1. Virginity is a social construct.
VIRGINITY IS A SOCIAL CONSTRUCT. Seriously. The notion of virginity was created as a means to control women’s sexuality and sexualize young girls. It was a concept created hundreds of years ago to assign a value to women based on whether or not they had had sex before marriage. This societal fixation of “purity” is outdated and, quite frankly, creepy. Although this concept was originally focused on women, it fits in with the broader narrative about virginity and self-worth. You’re not “losing” anything when you have sex for the first time, and your self-worth is absolutely
not
attached to how many people you have slept with.

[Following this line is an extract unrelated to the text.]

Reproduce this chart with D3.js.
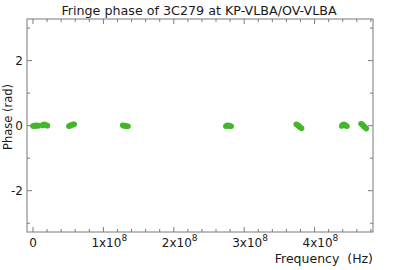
<!DOCTYPE html>
<html>
<head>
<meta charset="utf-8">
<script src="https://cdn.jsdelivr.net/npm/d3@7"></script>
<style>
  body { margin: 0; background: #fff; }
  svg { display: block; font-family: "DejaVu Sans", sans-serif; }
  .frame { fill: none; stroke: #7a7a7a; stroke-width: 1; }
  .tick-mark { stroke: #7a7a7a; stroke-width: 1; }
  text { fill: #1a1a1a; }
</style>
</head>
<body>
<svg id="chart" width="399" height="270"></svg>
<script>
// fringe phase clusters, frequency in Hz, phase in rad
var freqs = [
  0.0e6, 1.5e6, 3.0e6, 4.5e6, 6.0e6, 7.5e6,
  13.0e6, 14.5e6, 16.0e6, 17.5e6, 19.0e6, 20.5e6,
  51.0e6, 52.5e6, 54.0e6, 55.5e6, 57.0e6, 58.5e6,
  127.5e6, 129.0e6, 130.5e6, 132.0e6, 133.5e6, 135.0e6,
  274.0e6, 275.5e6, 277.0e6, 278.5e6, 280.0e6, 281.5e6,
  374.0e6, 375.5e6, 377.0e6, 378.5e6, 380.0e6, 381.5e6,
  438.5e6, 440.0e6, 441.5e6, 443.0e6, 444.5e6, 446.0e6,
  466.0e6, 467.5e6, 469.0e6, 470.5e6, 472.0e6, 473.5e6
];
var phases = [
  -0.01, 0.00, -0.01, 0.01, 0.00, 0.00,
  0.01, 0.02, 0.04, 0.03, 0.01, 0.00,
  -0.02, 0.00, 0.01, 0.03, 0.04, 0.04,
  0.01, 0.00, 0.00, -0.01, -0.02, -0.02,
  -0.02, 0.00, 0.01, 0.00, -0.01, -0.02,
  0.04, 0.02, 0.00, -0.03, -0.06, -0.08,
  -0.01, 0.03, 0.04, 0.03, 0.00, -0.02,
  0.06, 0.04, 0.00, -0.03, -0.06, -0.09
];
var xMajor = [0, 1e8, 2e8, 3e8, 4e8];
var xMantissa = ["0", "1x10", "2x10", "3x10", "4x10"];
var yMajor = [-2, 0, 2];
var yMinor = [-3, -1, 1, 3];

var svg = d3.select("#chart"),
    margin = {top: 19, right: 26, bottom: 38, left: 27},
    width = +svg.attr("width") - margin.left - margin.right,
    height = +svg.attr("height") - margin.top - margin.bottom,
    g = svg.append("g").attr("transform", "translate(" + margin.left + "," + margin.top + ")");

var x = d3.scaleLinear().domain([-0.085e8, 4.83e8]).range([0, width]);
var y = d3.scaleLinear().domain([-3.27, 3.28]).range([height, 0]);

// frame
g.append("rect").attr("class", "frame")
  .attr("x", 0).attr("y", 0).attr("width", width).attr("height", height);

// x ticks (inward, top and bottom)
var xMinor = d3.range(0, 4.81e8, 2e7);
xMinor.forEach(function (v) {
  var major = Math.abs(v % 1e8) < 1;
  var len = major ? 5 : 3;
  g.append("line").attr("class", "tick-mark")
    .attr("x1", x(v)).attr("x2", x(v)).attr("y1", height).attr("y2", height - len);
  g.append("line").attr("class", "tick-mark")
    .attr("x1", x(v)).attr("x2", x(v)).attr("y1", 0).attr("y2", len);
});

// y ticks (inward, left and right)
yMajor.concat(yMinor).forEach(function (v) {
  var len = yMajor.indexOf(v) >= 0 ? 5 : 3;
  g.append("line").attr("class", "tick-mark")
    .attr("x1", 0).attr("x2", len).attr("y1", y(v)).attr("y2", y(v));
  g.append("line").attr("class", "tick-mark")
    .attr("x1", width).attr("x2", width - len).attr("y1", y(v)).attr("y2", y(v));
});

// x tick labels
xMajor.forEach(function (v, i) {
  var t = g.append("text")
    .attr("y", height + 15)
    .style("font-size", "12px");
  if (i === 0) {
    t.attr("x", x(v)).attr("text-anchor", "middle").text(xMantissa[i]);
  } else {
    t.attr("x", x(v) - 12).attr("text-anchor", "start");
    t.append("tspan").text(xMantissa[i]);
    t.append("tspan").attr("dy", -6).style("font-size", "9px").text("8");
  }
});

// y tick labels
yMajor.forEach(function (v) {
  g.append("text")
    .attr("x", -4)
    .attr("y", y(v))
    .attr("dy", "0.35em")
    .attr("text-anchor", "end")
    .style("font-size", "12px")
    .text(v < 0 ? "-" + Math.abs(v) : v);
});

// points
g.selectAll("circle.pt")
  .data(freqs)
  .enter().append("circle")
    .attr("class", "pt")
    .attr("cx", function (d) { return x(d); })
    .attr("cy", function (d, i) { return y(phases[i]); })
    .attr("r", 2.8)
    .style("fill", "#42b72a");

// title and axis labels
svg.append("text")
  .attr("x", 199)
  .attr("y", 15)
  .attr("text-anchor", "middle")
  .style("font-size", "12.7px")
  .text("Fringe phase of 3C279 at KP-VLBA/OV-VLBA");

svg.append("text")
  .attr("x", margin.left + width)
  .attr("y", 263)
  .attr("text-anchor", "end")
  .style("font-size", "12.5px")
  .attr("xml:space", "preserve")
  .text("Frequency  (Hz)");

svg.append("text")
  .attr("transform", "translate(12,117) rotate(-90)")
  .attr("text-anchor", "middle")
  .style("font-size", "11.5px")
  .text("Phase (rad)");
</script>
</body>
</html>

2. Being “too clingy” after losing your virginity is bullsh*t.
If someone doesn’t want to have sex with you purely based on the fact that you’re a virgin, time to cut that off A.S.A.P. Someone who is a good sexual partner (and honestly a good person) will care about your level of comfort before, during, and after any sexual act and any point in your relationship. That person will even care about your feelings every time you have sex, too — whether it’s your first time or your hundredth. It’s perfectly normal to care about your sexual experiences and being comfortable with who you’re having sex with. Wanting to have your first sexual experience with someone that you know well or feel comfortable with doesn’t make you clingy, nor does it mean that you have to date the person after.
3. There’s no “right” way or time to lose your virginity.
Whether you choose to have sex for the first time with your long-term partner, someone you just met, or your best friend, none of these are the textbook “right” people to have your first sexual encounter with. Everyone is ready to have sex at a different point in their lives. Some people have been in a relationship for months or years since they aren’t ready to have sex for the first time. Some are comfortable having sex with someone they meet that evening. Some people fall in between. No matter what you might see in the movies or read in teen magazines, there is no textbook, perfect way to have sex. Everybody is different and everyone develops at different times in different ways.
4. Sex is not a life-defining experience.
Yes, it may change your relationship with the person you’re doing it with, but it doesn’t change your entire personhood. You’re not “becoming an adult” when you have sex for the first time. You’re simply experiencing something for the first time, but that doesn’t have to be life-altering.
Conversations about sex are always going to be polarizing and somewhat stigmatized. Coming onto campus having not had sex before can make you feel like you’re on the outside of a bubble of conversation, looking in. However, this is not something to let dominate you and influence all of your choices. Truly, there is a lid for every pot! The right time to have sex will come when you’re ready, no matter what anyone else says.